DATA BLOCK:
——————

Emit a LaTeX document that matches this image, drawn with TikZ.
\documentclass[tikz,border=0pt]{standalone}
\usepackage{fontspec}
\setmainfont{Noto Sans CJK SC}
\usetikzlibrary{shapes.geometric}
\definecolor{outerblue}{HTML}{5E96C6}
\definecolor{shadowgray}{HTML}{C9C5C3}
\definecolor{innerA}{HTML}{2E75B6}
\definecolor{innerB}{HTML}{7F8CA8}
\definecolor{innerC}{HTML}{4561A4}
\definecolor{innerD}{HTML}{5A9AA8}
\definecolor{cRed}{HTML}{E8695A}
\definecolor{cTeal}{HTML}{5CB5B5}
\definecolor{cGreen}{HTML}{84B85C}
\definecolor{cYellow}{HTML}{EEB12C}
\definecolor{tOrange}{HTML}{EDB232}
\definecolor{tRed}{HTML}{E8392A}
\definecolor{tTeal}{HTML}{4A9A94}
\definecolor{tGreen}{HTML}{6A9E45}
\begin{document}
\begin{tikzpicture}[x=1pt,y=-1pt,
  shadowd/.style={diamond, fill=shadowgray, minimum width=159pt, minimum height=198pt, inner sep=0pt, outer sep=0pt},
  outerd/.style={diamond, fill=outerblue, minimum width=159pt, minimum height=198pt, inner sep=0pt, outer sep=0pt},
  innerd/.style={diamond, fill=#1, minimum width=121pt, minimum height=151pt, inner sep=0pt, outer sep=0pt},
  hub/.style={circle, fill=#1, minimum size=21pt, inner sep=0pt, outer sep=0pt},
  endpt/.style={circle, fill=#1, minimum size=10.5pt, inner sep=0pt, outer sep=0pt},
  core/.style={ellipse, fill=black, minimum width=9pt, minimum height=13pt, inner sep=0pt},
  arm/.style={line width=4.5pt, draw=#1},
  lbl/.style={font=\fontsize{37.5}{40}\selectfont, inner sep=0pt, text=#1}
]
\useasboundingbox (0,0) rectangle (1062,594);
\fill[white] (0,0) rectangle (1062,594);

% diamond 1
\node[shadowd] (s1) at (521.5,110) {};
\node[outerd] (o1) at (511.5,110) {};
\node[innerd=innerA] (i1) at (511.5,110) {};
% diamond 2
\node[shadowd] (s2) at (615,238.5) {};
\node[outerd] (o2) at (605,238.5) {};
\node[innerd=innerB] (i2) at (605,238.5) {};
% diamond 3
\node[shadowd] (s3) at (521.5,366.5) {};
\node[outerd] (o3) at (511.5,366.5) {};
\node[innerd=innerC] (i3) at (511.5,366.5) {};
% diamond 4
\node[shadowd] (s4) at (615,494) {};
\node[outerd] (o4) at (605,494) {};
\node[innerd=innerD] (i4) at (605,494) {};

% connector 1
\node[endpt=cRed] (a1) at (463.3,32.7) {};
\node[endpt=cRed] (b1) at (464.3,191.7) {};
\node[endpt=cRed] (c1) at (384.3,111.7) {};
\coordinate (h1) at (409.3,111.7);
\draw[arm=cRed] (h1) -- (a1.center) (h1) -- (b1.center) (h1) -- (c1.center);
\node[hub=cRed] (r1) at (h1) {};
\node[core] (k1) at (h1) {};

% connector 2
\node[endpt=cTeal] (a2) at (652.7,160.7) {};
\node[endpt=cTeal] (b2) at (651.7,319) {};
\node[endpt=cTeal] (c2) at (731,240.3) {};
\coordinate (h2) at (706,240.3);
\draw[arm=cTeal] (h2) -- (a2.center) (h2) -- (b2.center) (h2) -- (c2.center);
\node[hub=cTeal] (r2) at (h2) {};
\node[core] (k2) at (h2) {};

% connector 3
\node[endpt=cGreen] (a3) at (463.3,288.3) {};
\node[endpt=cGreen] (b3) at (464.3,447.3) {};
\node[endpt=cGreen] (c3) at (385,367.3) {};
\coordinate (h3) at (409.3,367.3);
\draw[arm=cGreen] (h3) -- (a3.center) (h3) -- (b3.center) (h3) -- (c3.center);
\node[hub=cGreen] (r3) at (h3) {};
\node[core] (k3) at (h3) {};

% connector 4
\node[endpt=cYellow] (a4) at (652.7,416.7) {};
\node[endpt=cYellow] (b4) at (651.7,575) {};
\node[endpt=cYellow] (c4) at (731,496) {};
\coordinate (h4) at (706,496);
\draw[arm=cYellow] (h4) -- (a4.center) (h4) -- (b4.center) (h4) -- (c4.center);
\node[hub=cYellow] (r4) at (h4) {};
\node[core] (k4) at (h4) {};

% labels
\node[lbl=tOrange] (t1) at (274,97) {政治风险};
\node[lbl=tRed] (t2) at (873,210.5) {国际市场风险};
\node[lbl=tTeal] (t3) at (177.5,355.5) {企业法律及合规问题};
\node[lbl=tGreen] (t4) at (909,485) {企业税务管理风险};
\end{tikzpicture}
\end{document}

——————

Transcribe all of the material exactly. Omit nothing.

WRITTEN REPLY:
Emit a LaTeX document that matches this image, drawn with TikZ.
\documentclass[tikz,border=0pt]{standalone}
\usepackage{fontspec}
\setmainfont{Noto Sans CJK SC}
\usetikzlibrary{shapes.geometric}
\definecolor{outerblue}{HTML}{5E96C6}
\definecolor{shadowgray}{HTML}{C9C5C3}
\definecolor{innerA}{HTML}{2E75B6}
\definecolor{innerB}{HTML}{7F8CA8}
\definecolor{innerC}{HTML}{4561A4}
\definecolor{innerD}{HTML}{5A9AA8}
\definecolor{cRed}{HTML}{E8695A}
\definecolor{cTeal}{HTML}{5CB5B5}
\definecolor{cGreen}{HTML}{84B85C}
\definecolor{cYellow}{HTML}{EEB12C}
\definecolor{tOrange}{HTML}{EDB232}
\definecolor{tRed}{HTML}{E8392A}
\definecolor{tTeal}{HTML}{4A9A94}
\definecolor{tGreen}{HTML}{6A9E45}
\begin{document}
\begin{tikzpicture}[x=1pt,y=-1pt,
  shadowd/.style={diamond, fill=shadowgray, minimum width=159pt, minimum height=198pt, inner sep=0pt, outer sep=0pt},
  outerd/.style={diamond, fill=outerblue, minimum width=159pt, minimum height=198pt, inner sep=0pt, outer sep=0pt},
  innerd/.style={diamond, fill=#1, minimum width=121pt, minimum height=151pt, inner sep=0pt, outer sep=0pt},
  hub/.style={circle, fill=#1, minimum size=21pt, inner sep=0pt, outer sep=0pt},
  endpt/.style={circle, fill=#1, minimum size=10.5pt, inner sep=0pt, outer sep=0pt},
  core/.style={ellipse, fill=black, minimum width=9pt, minimum height=13pt, inner sep=0pt},
  arm/.style={line width=4.5pt, draw=#1},
  lbl/.style={font=\fontsize{37.5}{40}\selectfont, inner sep=0pt, text=#1}
]
\useasboundingbox (0,0) rectangle (1062,594);
\fill[white] (0,0) rectangle (1062,594);

% diamond 1
\node[shadowd] (s1) at (521.5,110) {};
\node[outerd] (o1) at (511.5,110) {};
\node[innerd=innerA] (i1) at (511.5,110) {};
% diamond 2
\node[shadowd] (s2) at (615,238.5) {};
\node[outerd] (o2) at (605,238.5) {};
\node[innerd=innerB] (i2) at (605,238.5) {};
% diamond 3
\node[shadowd] (s3) at (521.5,366.5) {};
\node[outerd] (o3) at (511.5,366.5) {};
\node[innerd=innerC] (i3) at (511.5,366.5) {};
% diamond 4
\node[shadowd] (s4) at (615,494) {};
\node[outerd] (o4) at (605,494) {};
\node[innerd=innerD] (i4) at (605,494) {};

% connector 1
\node[endpt=cRed] (a1) at (463.3,32.7) {};
\node[endpt=cRed] (b1) at (464.3,191.7) {};
\node[endpt=cRed] (c1) at (384.3,111.7) {};
\coordinate (h1) at (409.3,111.7);
\draw[arm=cRed] (h1) -- (a1.center) (h1) -- (b1.center) (h1) -- (c1.center);
\node[hub=cRed] (r1) at (h1) {};
\node[core] (k1) at (h1) {};

% connector 2
\node[endpt=cTeal] (a2) at (652.7,160.7) {};
\node[endpt=cTeal] (b2) at (651.7,319) {};
\node[endpt=cTeal] (c2) at (731,240.3) {};
\coordinate (h2) at (706,240.3);
\draw[arm=cTeal] (h2) -- (a2.center) (h2) -- (b2.center) (h2) -- (c2.center);
\node[hub=cTeal] (r2) at (h2) {};
\node[core] (k2) at (h2) {};

% connector 3
\node[endpt=cGreen] (a3) at (463.3,288.3) {};
\node[endpt=cGreen] (b3) at (464.3,447.3) {};
\node[endpt=cGreen] (c3) at (385,367.3) {};
\coordinate (h3) at (409.3,367.3);
\draw[arm=cGreen] (h3) -- (a3.center) (h3) -- (b3.center) (h3) -- (c3.center);
\node[hub=cGreen] (r3) at (h3) {};
\node[core] (k3) at (h3) {};

% connector 4
\node[endpt=cYellow] (a4) at (652.7,416.7) {};
\node[endpt=cYellow] (b4) at (651.7,575) {};
\node[endpt=cYellow] (c4) at (731,496) {};
\coordinate (h4) at (706,496);
\draw[arm=cYellow] (h4) -- (a4.center) (h4) -- (b4.center) (h4) -- (c4.center);
\node[hub=cYellow] (r4) at (h4) {};
\node[core] (k4) at (h4) {};

% labels
\node[lbl=tOrange] (t1) at (274,97) {政治风险};
\node[lbl=tRed] (t2) at (873,210.5) {国际市场风险};
\node[lbl=tTeal] (t3) at (177.5,355.5) {企业法律及合规问题};
\node[lbl=tGreen] (t4) at (909,485) {企业税务管理风险};
\end{tikzpicture}
\end{document}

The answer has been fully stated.